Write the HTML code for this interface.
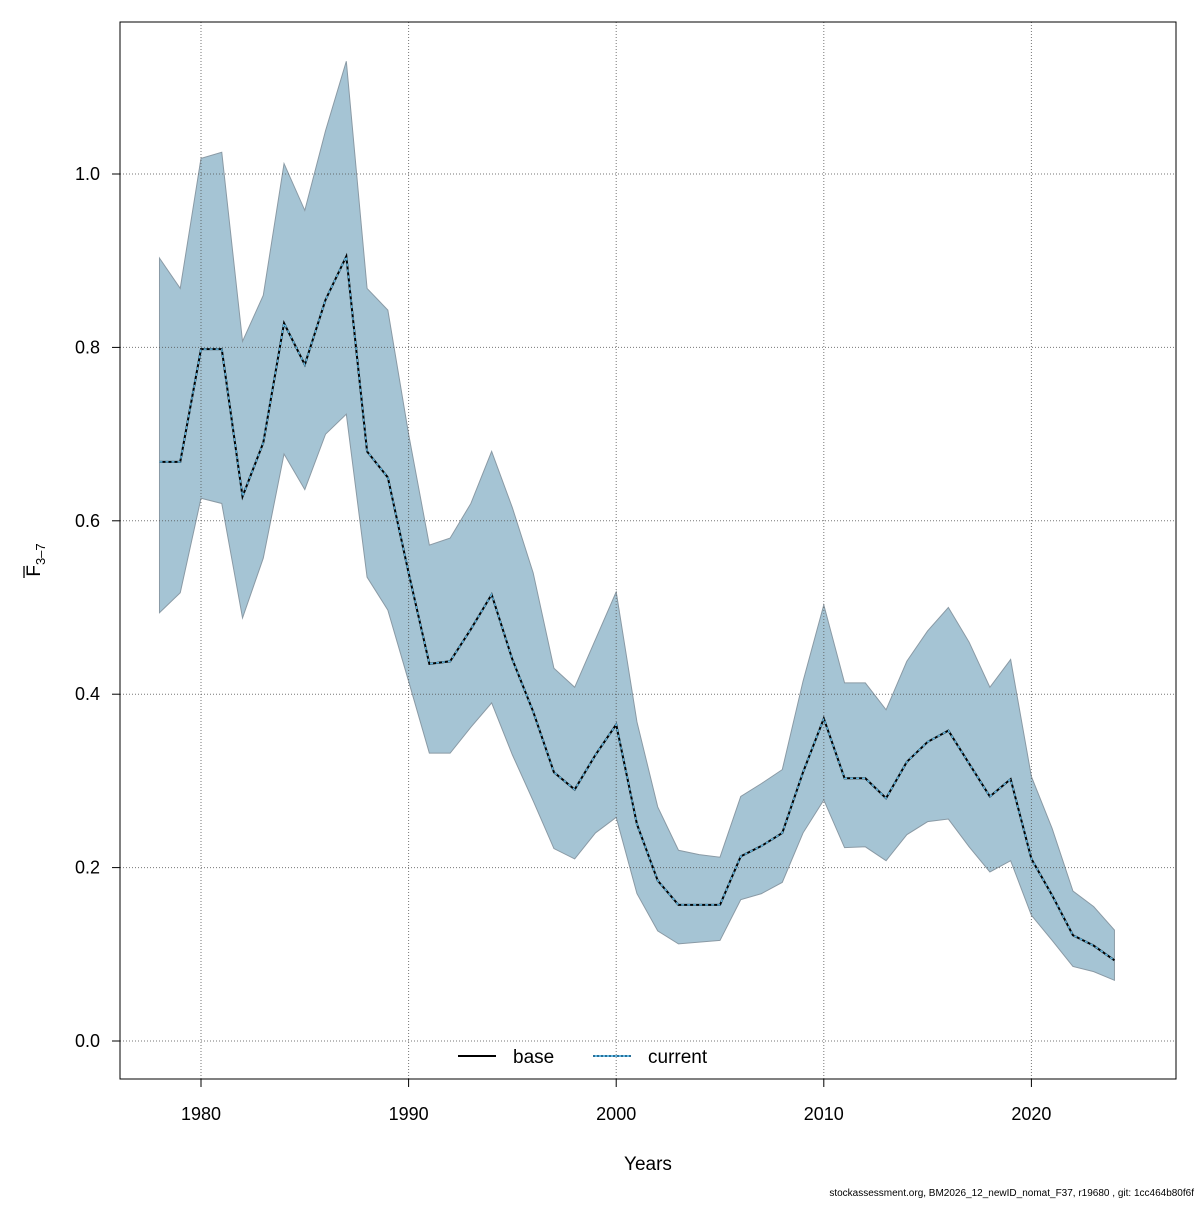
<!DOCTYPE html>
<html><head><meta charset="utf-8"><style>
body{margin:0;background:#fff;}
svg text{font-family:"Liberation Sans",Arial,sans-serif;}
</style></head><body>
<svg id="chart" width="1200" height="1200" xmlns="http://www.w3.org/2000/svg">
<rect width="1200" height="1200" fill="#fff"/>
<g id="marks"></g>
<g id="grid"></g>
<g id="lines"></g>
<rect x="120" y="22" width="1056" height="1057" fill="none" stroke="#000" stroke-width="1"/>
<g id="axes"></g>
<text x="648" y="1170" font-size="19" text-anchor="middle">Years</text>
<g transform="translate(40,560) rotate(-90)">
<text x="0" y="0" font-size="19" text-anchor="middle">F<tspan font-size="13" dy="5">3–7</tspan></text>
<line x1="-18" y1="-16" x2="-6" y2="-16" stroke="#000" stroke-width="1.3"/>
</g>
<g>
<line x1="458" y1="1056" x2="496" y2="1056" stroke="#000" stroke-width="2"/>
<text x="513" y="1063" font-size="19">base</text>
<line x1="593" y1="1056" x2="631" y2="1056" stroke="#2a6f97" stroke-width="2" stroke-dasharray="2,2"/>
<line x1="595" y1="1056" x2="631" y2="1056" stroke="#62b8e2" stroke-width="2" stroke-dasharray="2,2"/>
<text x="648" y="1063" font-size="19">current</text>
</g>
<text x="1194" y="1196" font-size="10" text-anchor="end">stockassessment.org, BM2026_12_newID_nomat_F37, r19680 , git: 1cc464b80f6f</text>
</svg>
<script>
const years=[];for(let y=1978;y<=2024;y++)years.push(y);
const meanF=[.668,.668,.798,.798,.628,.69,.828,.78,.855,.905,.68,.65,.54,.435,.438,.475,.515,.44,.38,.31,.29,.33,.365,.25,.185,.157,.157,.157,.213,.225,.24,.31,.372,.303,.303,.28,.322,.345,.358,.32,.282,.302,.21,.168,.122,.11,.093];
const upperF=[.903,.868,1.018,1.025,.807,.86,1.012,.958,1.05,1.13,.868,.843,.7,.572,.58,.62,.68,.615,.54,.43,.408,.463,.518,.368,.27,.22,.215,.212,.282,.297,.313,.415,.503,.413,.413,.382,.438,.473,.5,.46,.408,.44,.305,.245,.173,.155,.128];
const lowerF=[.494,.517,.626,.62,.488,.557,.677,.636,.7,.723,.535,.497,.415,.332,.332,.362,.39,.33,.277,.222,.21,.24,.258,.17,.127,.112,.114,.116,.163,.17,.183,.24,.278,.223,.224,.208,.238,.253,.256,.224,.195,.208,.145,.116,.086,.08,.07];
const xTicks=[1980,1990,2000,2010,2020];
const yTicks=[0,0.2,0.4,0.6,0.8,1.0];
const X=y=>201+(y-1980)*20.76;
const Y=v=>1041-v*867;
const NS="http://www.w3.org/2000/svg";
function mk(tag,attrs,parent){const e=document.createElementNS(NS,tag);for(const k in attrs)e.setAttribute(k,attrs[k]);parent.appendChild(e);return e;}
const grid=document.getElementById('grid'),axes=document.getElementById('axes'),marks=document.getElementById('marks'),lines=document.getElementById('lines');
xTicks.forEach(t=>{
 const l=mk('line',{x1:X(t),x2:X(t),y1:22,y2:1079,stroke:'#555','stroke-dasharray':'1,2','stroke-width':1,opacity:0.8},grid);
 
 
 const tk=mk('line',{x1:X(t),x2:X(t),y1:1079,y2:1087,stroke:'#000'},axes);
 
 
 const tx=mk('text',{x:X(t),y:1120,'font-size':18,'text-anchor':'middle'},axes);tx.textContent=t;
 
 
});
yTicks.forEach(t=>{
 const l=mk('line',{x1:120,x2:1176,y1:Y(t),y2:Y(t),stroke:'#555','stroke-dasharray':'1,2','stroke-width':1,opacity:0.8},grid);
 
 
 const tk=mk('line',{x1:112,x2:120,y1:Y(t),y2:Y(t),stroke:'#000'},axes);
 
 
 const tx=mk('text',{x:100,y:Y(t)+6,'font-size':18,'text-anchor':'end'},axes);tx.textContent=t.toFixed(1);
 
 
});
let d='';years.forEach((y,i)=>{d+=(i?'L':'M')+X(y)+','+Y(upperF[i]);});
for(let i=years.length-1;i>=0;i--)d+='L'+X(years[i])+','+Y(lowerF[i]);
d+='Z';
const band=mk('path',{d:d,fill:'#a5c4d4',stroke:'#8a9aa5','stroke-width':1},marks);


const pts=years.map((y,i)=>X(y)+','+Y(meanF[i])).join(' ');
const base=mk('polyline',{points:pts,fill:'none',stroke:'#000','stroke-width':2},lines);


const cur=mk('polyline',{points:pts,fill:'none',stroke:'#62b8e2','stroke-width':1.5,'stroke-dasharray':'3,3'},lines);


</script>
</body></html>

▬▬▬▬▬▬

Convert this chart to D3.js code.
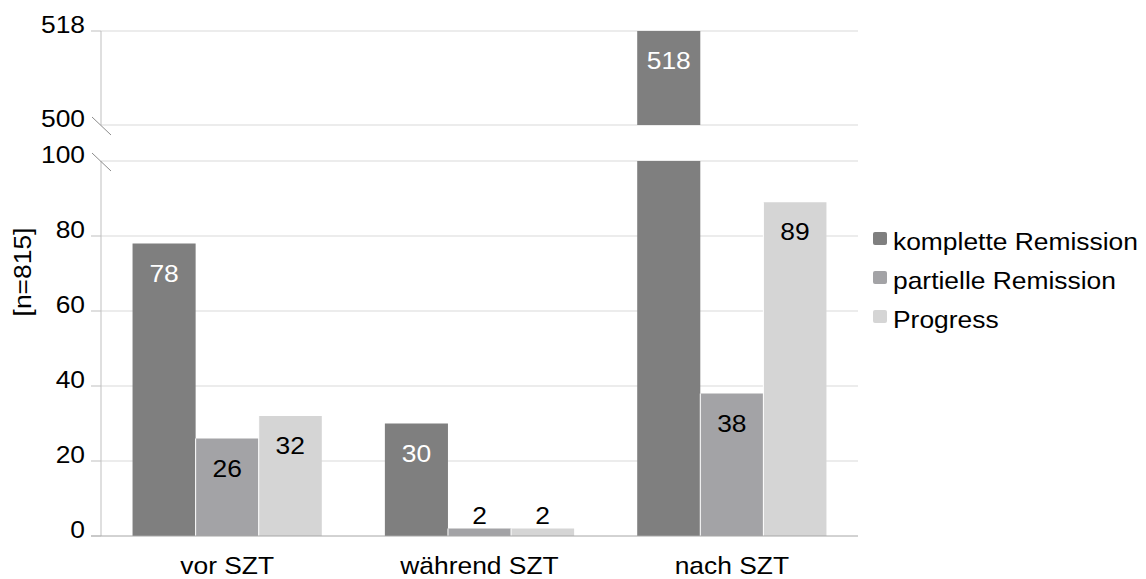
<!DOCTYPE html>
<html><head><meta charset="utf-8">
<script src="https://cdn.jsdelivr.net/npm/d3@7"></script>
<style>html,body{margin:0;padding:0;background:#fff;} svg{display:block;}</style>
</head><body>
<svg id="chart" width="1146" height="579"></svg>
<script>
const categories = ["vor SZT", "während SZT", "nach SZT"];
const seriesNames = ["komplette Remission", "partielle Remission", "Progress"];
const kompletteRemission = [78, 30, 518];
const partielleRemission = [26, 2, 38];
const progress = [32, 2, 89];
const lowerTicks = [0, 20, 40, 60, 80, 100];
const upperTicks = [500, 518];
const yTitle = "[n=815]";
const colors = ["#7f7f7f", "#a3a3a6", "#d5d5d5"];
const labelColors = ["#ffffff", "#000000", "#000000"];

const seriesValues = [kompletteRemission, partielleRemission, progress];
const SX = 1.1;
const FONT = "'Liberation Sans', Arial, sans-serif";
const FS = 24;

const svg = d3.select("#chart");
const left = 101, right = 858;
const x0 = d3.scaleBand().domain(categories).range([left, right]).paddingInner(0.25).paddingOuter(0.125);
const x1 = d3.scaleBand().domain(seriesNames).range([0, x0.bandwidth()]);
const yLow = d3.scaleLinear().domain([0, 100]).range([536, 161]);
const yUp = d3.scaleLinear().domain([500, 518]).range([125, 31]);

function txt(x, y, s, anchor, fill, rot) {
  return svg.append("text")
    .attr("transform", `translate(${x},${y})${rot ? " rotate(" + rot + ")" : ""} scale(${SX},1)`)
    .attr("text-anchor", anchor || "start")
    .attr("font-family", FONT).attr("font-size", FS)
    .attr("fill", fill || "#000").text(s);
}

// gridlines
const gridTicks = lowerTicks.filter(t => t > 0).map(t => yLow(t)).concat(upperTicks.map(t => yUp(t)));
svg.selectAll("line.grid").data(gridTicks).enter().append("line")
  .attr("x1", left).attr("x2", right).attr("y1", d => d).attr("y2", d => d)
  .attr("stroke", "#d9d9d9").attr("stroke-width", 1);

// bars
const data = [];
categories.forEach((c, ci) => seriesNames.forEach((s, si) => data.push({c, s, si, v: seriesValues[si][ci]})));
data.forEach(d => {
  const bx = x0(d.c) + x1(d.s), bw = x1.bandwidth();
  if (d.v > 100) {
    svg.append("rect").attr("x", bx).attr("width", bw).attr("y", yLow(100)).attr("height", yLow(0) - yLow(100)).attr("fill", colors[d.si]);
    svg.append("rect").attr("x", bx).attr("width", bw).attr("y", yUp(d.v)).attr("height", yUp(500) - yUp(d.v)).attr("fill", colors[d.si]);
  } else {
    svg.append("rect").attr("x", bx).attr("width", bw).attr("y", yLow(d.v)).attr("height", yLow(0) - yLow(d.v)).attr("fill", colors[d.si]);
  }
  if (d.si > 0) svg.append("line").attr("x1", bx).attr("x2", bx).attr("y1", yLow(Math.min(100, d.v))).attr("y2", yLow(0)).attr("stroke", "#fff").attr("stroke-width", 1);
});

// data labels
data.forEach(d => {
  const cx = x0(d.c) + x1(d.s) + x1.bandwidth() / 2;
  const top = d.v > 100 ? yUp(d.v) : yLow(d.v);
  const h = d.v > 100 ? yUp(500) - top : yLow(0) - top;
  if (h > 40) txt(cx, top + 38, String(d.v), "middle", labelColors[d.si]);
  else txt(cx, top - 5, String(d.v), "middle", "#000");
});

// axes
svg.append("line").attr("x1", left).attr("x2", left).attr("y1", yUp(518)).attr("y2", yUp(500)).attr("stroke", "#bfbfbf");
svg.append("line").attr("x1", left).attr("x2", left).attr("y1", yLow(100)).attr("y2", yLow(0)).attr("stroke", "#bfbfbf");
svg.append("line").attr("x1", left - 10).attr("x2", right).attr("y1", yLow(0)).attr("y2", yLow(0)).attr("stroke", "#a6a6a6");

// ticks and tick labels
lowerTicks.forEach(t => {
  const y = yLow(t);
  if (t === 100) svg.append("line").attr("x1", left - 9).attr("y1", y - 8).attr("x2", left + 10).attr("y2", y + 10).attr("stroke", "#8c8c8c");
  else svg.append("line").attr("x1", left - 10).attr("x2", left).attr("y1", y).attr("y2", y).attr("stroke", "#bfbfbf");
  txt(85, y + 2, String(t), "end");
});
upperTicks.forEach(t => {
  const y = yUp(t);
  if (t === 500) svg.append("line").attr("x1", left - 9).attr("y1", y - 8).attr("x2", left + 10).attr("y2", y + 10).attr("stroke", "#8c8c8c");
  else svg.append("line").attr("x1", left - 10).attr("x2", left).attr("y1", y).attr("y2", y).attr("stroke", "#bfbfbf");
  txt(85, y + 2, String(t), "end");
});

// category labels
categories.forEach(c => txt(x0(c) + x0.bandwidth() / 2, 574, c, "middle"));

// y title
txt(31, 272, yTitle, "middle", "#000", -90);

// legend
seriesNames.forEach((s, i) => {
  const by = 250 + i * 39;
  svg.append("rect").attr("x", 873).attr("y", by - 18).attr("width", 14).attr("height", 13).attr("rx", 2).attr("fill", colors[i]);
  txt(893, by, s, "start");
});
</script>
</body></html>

▬▬▬▬▬▬

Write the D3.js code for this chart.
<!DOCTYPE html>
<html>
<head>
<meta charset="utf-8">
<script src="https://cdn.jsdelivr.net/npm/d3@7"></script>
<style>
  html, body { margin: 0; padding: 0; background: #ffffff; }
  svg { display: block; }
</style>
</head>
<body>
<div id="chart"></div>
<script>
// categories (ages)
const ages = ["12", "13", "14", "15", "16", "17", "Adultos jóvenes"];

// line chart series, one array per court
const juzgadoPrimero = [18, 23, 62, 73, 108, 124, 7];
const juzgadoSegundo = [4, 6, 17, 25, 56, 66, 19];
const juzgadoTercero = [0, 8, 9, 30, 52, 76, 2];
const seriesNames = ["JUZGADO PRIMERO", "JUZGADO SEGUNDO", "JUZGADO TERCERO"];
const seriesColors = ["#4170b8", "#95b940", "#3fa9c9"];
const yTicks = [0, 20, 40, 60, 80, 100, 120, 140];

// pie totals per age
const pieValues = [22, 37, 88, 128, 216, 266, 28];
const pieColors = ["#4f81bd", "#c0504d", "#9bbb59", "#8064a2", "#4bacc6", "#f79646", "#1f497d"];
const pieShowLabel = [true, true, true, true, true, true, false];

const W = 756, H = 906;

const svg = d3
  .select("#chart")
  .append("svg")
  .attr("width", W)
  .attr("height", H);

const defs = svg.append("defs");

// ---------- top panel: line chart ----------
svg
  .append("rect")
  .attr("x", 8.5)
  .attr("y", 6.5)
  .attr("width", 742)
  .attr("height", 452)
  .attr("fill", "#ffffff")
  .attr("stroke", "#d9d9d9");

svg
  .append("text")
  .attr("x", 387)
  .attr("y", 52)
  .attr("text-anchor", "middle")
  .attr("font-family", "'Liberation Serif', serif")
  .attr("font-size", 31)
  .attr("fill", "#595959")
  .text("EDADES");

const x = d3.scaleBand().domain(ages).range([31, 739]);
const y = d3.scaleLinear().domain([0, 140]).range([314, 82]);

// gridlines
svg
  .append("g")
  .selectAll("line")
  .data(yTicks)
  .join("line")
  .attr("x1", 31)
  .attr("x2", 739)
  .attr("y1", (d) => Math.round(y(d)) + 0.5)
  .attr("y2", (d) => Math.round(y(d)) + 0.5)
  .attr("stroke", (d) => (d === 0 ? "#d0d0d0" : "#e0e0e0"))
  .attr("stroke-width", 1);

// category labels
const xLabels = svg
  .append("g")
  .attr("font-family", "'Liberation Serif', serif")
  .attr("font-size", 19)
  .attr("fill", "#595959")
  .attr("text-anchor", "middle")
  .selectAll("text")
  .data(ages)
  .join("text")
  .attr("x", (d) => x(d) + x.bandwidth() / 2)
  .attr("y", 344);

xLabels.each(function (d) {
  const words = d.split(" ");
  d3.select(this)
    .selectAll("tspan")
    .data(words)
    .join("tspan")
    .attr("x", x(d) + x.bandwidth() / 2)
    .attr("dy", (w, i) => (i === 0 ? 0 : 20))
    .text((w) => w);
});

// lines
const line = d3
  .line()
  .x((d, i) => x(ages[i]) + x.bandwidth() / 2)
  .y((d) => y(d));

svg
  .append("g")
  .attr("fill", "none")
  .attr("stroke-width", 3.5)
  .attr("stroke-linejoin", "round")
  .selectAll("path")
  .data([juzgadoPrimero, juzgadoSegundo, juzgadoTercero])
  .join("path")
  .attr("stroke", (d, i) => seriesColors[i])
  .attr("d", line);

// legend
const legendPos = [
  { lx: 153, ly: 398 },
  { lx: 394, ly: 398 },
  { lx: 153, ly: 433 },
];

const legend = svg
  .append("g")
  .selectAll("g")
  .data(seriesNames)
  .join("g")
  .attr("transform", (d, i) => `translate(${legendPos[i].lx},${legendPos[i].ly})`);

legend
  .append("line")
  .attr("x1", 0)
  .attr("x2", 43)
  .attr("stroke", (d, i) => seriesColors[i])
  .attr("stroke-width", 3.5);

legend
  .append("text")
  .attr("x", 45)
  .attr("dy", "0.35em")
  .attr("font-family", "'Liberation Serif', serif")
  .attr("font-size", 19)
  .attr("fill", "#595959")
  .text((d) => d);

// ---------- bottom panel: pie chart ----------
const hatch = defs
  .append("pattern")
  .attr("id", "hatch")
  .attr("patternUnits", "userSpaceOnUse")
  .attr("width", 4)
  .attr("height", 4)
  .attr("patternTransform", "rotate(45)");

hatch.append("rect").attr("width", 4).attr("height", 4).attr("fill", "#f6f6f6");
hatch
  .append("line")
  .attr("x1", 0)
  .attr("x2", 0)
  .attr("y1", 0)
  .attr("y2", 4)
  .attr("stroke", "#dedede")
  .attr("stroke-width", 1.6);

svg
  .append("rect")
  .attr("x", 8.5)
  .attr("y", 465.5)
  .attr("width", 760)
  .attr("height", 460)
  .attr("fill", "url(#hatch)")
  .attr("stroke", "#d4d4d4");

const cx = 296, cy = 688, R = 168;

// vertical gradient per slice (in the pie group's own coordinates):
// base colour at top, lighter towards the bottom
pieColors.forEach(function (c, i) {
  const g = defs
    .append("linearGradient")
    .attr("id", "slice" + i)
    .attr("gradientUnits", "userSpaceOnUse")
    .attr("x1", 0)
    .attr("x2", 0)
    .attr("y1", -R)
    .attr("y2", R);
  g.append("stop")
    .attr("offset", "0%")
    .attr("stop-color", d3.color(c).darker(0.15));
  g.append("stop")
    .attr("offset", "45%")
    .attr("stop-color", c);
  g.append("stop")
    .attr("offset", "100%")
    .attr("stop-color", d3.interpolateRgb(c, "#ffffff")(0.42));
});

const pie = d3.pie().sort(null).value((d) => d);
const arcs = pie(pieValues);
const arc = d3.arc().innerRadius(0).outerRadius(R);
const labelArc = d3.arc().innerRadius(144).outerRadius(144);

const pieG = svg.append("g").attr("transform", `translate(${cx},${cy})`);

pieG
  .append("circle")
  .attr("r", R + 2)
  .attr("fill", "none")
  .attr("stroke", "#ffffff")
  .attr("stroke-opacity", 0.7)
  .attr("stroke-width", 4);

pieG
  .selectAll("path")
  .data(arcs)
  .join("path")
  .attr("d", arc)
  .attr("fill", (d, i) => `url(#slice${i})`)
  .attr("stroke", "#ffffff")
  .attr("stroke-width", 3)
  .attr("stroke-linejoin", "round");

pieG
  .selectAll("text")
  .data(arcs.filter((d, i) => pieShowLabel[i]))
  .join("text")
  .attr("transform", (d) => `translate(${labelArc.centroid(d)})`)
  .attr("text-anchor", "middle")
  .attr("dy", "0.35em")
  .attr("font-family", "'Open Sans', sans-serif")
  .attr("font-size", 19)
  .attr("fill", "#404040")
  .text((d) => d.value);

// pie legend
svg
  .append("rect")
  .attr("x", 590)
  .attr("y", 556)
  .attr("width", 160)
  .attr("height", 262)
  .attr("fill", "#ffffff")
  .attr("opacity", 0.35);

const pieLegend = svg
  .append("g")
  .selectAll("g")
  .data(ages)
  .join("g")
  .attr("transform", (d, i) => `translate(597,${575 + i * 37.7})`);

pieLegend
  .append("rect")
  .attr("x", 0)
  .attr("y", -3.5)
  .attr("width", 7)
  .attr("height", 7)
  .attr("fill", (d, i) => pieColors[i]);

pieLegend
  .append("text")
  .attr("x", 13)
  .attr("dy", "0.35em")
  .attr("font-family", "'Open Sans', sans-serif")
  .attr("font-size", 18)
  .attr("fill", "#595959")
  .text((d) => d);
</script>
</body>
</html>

▬▬▬▬▬▬

Provide the number of lines in these entries that hold the word "this", without any accompanying text.

4